▶ What you have to do
Copy out each line that includes the word "this".
======== The records
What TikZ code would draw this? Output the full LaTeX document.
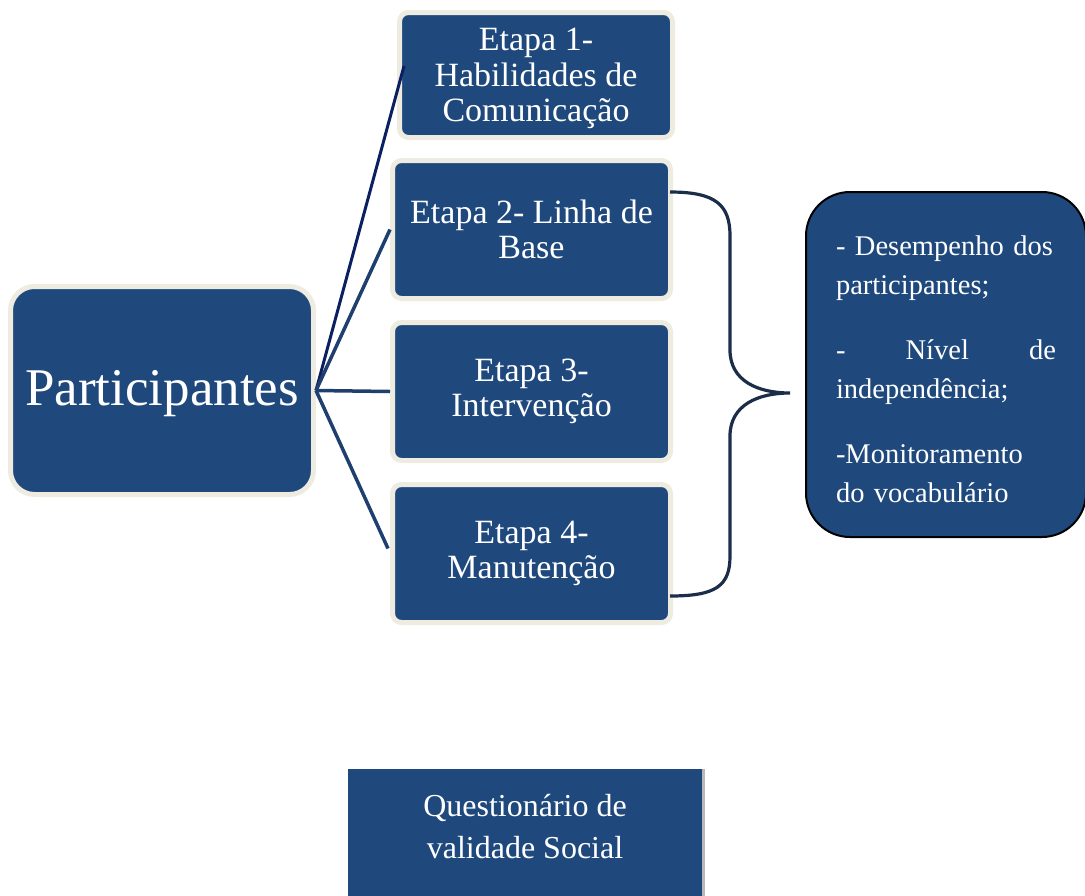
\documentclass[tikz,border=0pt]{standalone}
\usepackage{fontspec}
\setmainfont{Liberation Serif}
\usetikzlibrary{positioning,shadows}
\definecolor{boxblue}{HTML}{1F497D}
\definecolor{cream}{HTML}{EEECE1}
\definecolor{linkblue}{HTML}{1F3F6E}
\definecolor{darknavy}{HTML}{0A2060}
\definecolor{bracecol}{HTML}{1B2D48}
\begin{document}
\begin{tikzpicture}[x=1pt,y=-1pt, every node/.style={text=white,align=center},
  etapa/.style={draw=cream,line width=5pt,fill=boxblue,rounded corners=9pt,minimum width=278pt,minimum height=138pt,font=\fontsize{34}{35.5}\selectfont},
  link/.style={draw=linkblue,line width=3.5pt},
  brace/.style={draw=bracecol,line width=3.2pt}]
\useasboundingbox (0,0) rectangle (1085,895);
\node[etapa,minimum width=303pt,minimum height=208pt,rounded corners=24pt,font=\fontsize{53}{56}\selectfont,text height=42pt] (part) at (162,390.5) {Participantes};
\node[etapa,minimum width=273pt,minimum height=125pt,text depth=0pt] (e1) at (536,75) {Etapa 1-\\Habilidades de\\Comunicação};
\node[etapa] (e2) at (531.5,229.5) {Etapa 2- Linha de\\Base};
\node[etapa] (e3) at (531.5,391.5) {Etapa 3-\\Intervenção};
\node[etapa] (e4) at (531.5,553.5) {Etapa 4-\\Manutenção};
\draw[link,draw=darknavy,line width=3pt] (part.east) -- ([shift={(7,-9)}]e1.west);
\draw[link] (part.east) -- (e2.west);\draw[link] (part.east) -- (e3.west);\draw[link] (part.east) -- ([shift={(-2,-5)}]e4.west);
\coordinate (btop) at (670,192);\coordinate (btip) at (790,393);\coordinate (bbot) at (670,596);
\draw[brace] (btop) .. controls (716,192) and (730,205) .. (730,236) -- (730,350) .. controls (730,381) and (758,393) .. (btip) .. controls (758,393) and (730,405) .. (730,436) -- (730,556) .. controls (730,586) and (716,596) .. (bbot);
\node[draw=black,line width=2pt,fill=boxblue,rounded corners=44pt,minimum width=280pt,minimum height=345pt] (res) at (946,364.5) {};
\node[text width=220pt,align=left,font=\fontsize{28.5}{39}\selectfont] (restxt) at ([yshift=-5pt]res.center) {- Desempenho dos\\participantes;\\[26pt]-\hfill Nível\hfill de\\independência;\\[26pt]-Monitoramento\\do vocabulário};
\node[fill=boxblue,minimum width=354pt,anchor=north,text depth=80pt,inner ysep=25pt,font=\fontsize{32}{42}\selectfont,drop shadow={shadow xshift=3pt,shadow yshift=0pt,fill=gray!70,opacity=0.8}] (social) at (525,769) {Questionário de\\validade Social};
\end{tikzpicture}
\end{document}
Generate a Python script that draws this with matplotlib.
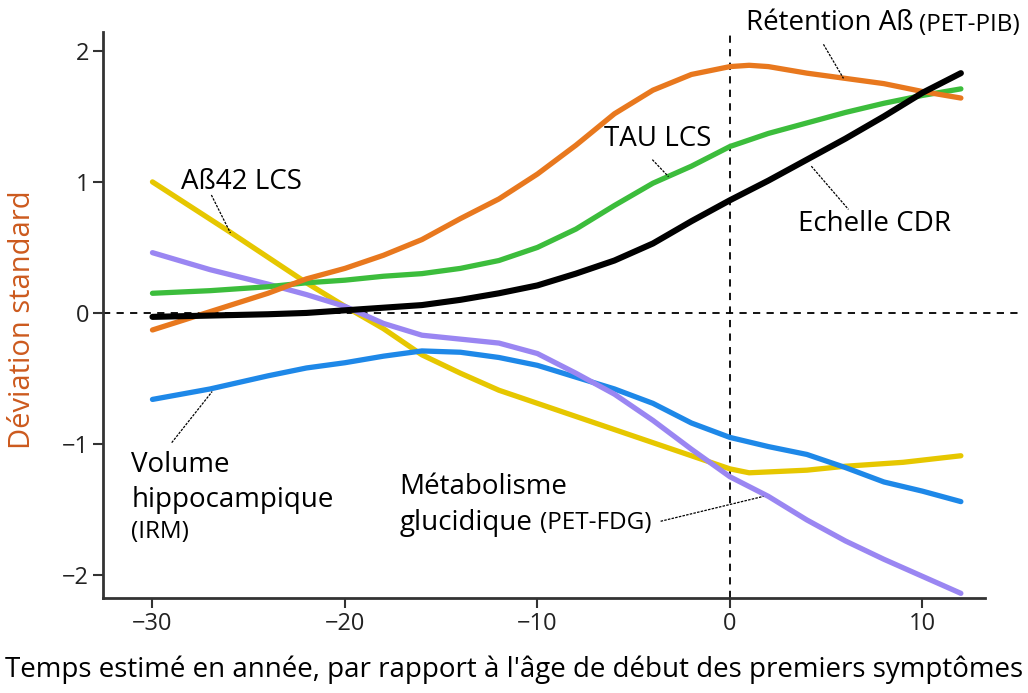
================
▶ Finished exercise
What TikZ code would draw this? Output the full LaTeX document.
Generate a Python script that draws this with matplotlib.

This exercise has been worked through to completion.